1. You don't have many investment options

You'll typically find around a dozen funds to invest in with a 401(k), but some plans offer much fewer choices. If your 401(k) only offers a handful of funds and they don't align with your investing strategy, then you could get stuck in a scenario where you risk needless losses or you stunt your savings' growth. Neither is good.

2. The fees are too high

There are two types of fees you'll pay in your 401(k): investment fees and administrative fees. The former will depend on the specific funds you choose and their respective expense ratios, while the latter is a function of what your plan charges for the benefit of being part of it. If your 401(k)'s administrative fees exceed the 1% mark, it's a sign that you're being charged way too much. Often, larger companies are able to offer lower fees because they get a break for having so many participants, but be especially cognizant of fees if you work for a smaller company that sponsors a 401(k).

3. You're subject to a long vesting schedule

The money you contribute to your 401(k) out of your own paychecks is yours to keep no matter what. But the money your employer contributes on your behalf may not be yours for a pretty long time -- it'll all depend on your vesting schedule. While a one- to three-year vesting schedule is pretty common and not all that unreasonable, a vesting schedule of five years or more should potentially raise a red flag.

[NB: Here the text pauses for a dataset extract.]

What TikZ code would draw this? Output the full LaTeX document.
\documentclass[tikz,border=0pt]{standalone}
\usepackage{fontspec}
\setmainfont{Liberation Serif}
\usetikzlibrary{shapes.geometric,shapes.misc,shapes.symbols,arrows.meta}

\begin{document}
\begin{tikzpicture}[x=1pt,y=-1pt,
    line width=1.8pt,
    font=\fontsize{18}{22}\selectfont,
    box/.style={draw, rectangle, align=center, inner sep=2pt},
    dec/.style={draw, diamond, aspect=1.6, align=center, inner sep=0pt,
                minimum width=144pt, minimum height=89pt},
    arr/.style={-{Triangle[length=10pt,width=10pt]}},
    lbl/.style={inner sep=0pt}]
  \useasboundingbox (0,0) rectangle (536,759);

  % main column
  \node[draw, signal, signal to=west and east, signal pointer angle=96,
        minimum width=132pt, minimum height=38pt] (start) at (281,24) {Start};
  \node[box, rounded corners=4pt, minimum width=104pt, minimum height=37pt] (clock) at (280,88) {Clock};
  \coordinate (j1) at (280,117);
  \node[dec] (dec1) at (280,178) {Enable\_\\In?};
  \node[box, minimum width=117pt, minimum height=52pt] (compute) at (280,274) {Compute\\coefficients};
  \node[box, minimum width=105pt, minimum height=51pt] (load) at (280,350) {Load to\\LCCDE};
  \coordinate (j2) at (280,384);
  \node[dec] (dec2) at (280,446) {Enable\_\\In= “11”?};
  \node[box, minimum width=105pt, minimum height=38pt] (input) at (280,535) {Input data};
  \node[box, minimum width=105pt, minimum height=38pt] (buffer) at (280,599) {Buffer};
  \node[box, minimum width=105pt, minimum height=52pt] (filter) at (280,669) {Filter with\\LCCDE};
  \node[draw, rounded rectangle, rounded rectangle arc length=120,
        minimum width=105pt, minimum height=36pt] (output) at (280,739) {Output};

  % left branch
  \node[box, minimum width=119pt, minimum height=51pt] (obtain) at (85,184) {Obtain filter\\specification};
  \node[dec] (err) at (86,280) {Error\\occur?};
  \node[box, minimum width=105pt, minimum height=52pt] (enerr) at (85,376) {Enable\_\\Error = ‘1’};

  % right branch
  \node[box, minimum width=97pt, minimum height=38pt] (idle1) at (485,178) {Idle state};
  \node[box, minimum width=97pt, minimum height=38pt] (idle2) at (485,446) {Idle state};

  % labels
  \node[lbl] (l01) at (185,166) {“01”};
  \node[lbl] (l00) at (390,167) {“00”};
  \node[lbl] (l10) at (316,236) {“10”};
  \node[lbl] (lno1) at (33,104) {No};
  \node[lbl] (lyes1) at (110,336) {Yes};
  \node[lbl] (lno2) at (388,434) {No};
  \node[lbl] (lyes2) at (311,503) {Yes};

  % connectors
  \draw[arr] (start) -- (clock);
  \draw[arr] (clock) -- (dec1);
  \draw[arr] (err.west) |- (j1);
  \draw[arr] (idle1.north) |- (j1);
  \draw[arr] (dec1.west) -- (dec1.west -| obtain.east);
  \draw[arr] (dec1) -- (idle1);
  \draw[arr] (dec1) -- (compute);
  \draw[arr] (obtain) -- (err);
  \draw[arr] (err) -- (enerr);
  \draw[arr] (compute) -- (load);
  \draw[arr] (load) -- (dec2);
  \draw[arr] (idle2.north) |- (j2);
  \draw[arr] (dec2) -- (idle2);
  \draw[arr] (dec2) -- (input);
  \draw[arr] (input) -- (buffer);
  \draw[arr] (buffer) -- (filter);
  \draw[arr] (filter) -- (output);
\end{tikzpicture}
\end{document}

What to do if your 401(k) doesn't cut it

If you come to the realization that your 401(k) plan just plain stinks, then there's a reasonable alternative: Fund an IRA instead. You can open one at most financial institutions (in person or even online), and from there, you may find that you have a lot more control over your retirement savings. IRAs typically offer a lot more investment choices than 401(k)s, and their fees are substantially lower.

Of course, there are a few downsides to an IRA. First, their annual contribution limits are much lower than what 401(k)s allow for. Currently, IRAs max out at $6,000 a year for workers under 50 and $7,000 for those 50 and over, whereas 401(k)s max out at $19,500 and $26,000, respectively. Also, with an IRA, there's no employer match to enjoy, and you'll need to either remember to fund your account each pay period, or find an account that offers an automatic transfer. But if you're not happy with your 401(k), there's no reason to stick with a bad plan, especially if forces you to lose money via high fees and bad investments. At the very least, it pays to explore your IRA options before resigning yourself to a 401(k) that really isn't likely to help you achieve your retirement savings goals.